- [What is required] Pictures are not part of the copy. Retype the lines from the first one through the line that contains "positions = list(range(len(categories)))".

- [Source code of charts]
-- Begin --
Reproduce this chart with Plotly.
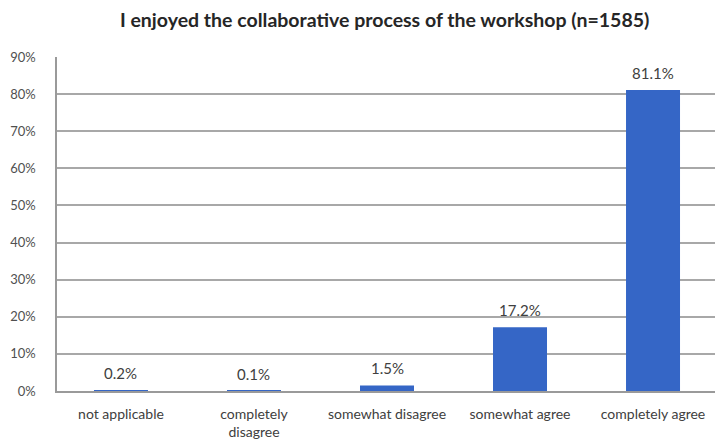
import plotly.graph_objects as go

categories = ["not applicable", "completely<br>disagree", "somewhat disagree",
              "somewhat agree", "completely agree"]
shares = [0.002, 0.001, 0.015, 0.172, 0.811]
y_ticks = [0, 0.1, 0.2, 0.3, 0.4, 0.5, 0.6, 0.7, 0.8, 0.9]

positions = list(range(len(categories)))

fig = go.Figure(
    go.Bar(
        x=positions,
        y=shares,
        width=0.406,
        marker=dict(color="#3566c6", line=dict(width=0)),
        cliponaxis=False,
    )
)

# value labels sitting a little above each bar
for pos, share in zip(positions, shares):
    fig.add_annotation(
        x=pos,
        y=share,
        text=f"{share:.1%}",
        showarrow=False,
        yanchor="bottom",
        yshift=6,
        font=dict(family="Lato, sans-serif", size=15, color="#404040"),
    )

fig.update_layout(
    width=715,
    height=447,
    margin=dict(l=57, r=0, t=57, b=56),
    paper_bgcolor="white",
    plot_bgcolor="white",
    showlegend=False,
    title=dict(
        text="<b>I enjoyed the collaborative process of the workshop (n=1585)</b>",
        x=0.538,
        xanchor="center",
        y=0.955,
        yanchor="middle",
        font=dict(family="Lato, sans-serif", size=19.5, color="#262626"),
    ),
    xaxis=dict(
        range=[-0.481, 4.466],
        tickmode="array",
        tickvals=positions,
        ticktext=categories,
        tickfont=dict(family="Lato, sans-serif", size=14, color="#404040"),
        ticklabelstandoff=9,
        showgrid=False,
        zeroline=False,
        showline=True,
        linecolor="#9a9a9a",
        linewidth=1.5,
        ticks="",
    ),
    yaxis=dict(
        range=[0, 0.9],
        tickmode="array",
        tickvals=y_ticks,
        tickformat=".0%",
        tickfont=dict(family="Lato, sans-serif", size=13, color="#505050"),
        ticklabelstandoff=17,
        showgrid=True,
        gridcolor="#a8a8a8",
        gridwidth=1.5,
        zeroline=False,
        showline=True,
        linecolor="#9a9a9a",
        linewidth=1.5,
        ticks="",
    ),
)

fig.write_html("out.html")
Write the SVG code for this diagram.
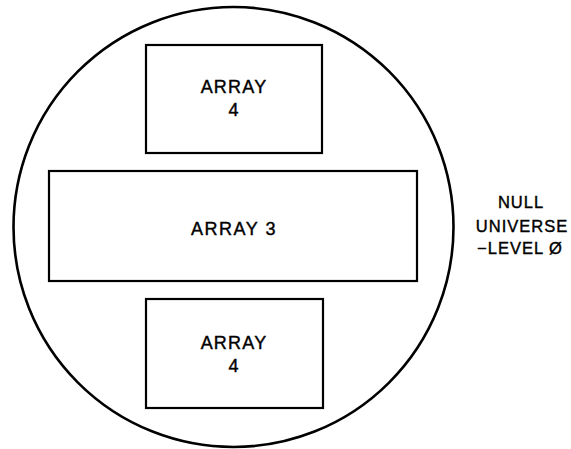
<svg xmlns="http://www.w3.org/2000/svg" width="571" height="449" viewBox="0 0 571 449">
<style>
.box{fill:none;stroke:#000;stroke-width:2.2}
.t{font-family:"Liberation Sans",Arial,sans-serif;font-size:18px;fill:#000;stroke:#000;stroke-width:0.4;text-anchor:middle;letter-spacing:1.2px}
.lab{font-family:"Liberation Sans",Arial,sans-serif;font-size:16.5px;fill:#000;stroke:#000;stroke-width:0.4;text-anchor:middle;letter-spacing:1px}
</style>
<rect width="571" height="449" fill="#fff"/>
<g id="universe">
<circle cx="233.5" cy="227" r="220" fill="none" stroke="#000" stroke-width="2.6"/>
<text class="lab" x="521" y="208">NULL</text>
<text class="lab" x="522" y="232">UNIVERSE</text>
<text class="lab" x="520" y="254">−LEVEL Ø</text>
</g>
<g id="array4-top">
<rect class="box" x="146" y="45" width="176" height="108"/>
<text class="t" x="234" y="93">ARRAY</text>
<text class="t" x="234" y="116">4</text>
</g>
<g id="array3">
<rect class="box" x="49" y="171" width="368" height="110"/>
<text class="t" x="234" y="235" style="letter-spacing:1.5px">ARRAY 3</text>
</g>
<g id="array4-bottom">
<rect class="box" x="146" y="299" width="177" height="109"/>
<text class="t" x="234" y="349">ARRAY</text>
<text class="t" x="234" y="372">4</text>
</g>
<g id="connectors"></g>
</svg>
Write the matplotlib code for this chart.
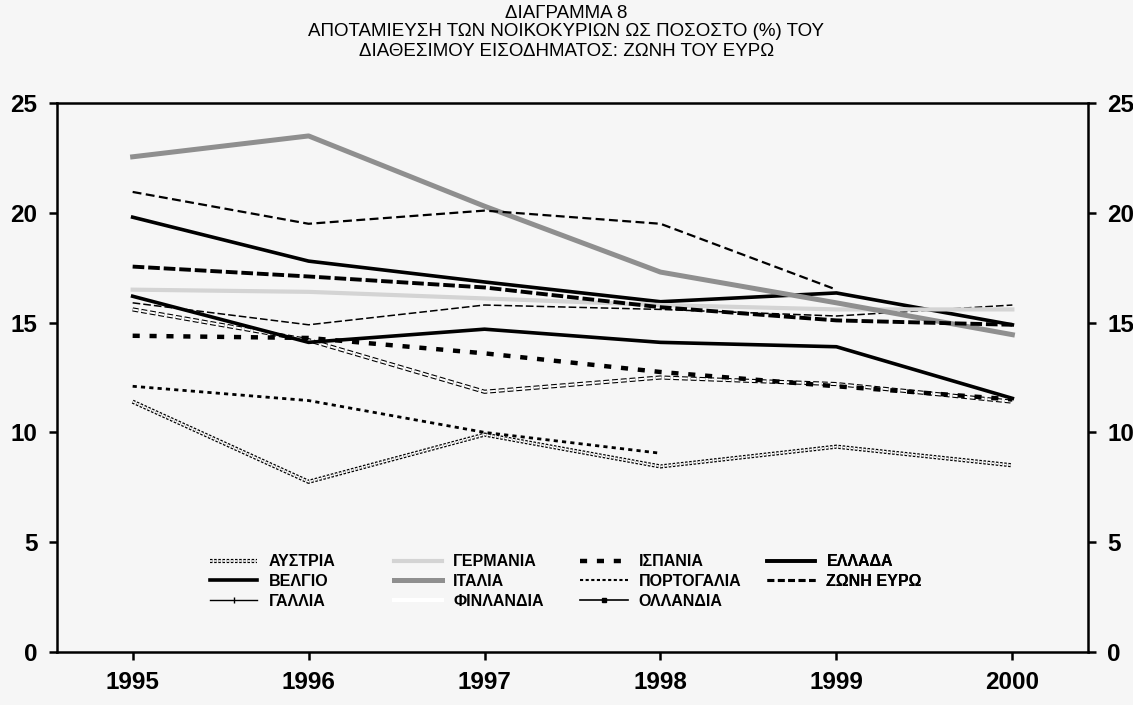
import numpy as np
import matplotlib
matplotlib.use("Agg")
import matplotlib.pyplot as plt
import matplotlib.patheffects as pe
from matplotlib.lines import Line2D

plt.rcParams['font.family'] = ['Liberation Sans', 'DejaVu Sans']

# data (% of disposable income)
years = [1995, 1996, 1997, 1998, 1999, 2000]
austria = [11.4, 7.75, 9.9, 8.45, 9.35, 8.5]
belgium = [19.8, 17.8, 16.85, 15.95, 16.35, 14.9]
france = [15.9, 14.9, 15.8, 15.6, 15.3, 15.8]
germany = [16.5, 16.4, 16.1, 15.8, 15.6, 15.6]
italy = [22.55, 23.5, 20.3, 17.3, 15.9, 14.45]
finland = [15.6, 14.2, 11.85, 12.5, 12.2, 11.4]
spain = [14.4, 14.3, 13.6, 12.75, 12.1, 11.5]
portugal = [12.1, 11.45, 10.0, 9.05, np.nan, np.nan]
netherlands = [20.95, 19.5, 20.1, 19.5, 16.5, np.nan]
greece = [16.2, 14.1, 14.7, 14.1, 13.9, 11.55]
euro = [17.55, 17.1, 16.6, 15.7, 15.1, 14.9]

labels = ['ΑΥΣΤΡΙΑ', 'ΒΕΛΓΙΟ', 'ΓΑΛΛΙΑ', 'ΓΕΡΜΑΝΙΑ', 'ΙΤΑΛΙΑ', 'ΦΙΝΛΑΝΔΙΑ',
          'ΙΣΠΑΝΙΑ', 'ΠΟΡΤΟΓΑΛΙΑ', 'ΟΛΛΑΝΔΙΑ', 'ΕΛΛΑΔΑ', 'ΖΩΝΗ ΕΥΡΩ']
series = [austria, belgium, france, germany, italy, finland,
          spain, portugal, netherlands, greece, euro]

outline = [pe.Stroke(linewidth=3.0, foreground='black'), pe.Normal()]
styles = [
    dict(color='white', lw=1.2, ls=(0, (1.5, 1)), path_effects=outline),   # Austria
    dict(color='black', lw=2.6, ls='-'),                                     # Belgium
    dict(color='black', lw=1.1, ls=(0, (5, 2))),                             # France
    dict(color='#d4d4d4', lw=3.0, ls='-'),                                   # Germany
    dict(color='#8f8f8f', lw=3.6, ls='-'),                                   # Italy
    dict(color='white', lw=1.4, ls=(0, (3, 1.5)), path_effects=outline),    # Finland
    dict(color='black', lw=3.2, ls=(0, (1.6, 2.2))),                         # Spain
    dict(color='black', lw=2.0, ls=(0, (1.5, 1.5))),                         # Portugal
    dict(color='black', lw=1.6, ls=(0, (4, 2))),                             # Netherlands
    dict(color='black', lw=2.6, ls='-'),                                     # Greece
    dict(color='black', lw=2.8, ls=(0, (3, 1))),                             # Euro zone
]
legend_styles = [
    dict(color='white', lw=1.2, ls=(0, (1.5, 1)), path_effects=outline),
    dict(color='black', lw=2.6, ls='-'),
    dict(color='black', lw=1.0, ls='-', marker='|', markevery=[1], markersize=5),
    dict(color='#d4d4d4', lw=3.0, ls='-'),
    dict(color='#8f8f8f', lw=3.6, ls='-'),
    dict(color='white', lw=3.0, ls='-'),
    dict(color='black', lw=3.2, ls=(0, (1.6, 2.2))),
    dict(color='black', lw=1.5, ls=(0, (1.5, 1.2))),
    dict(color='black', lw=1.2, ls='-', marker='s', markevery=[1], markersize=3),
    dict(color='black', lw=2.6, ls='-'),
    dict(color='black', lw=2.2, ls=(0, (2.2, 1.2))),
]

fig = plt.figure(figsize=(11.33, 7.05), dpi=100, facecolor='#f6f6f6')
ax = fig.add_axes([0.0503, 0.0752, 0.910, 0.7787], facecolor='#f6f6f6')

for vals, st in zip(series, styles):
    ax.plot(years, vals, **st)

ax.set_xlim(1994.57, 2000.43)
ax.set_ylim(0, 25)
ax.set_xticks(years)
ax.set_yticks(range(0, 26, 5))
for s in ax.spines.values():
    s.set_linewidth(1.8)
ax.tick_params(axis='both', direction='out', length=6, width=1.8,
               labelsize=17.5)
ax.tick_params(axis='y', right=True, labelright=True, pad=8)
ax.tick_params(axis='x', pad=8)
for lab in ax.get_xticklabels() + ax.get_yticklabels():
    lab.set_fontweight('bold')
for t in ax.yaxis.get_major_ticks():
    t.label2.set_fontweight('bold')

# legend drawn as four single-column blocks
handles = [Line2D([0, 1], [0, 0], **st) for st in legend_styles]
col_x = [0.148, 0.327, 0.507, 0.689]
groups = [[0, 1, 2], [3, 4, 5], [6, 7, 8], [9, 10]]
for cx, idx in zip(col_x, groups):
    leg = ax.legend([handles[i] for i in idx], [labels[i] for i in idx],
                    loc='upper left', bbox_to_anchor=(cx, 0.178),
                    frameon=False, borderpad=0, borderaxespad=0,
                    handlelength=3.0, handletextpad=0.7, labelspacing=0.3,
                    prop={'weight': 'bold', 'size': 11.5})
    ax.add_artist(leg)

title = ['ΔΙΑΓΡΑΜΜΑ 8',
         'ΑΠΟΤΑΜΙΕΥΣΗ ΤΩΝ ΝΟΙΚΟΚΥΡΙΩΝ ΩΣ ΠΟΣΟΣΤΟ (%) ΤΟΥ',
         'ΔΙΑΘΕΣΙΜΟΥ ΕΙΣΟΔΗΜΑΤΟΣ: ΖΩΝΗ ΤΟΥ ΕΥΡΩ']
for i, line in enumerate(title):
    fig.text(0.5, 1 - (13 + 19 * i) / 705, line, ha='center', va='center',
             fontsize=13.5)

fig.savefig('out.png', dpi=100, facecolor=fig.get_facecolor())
-- End --
- [Finished answer]
Reproduce this chart with Plotly.
import plotly.graph_objects as go

categories = ["not applicable", "completely<br>disagree", "somewhat disagree",
              "somewhat agree", "completely agree"]
shares = [0.002, 0.001, 0.015, 0.172, 0.811]
y_ticks = [0, 0.1, 0.2, 0.3, 0.4, 0.5, 0.6, 0.7, 0.8, 0.9]

positions = list(range(len(categories)))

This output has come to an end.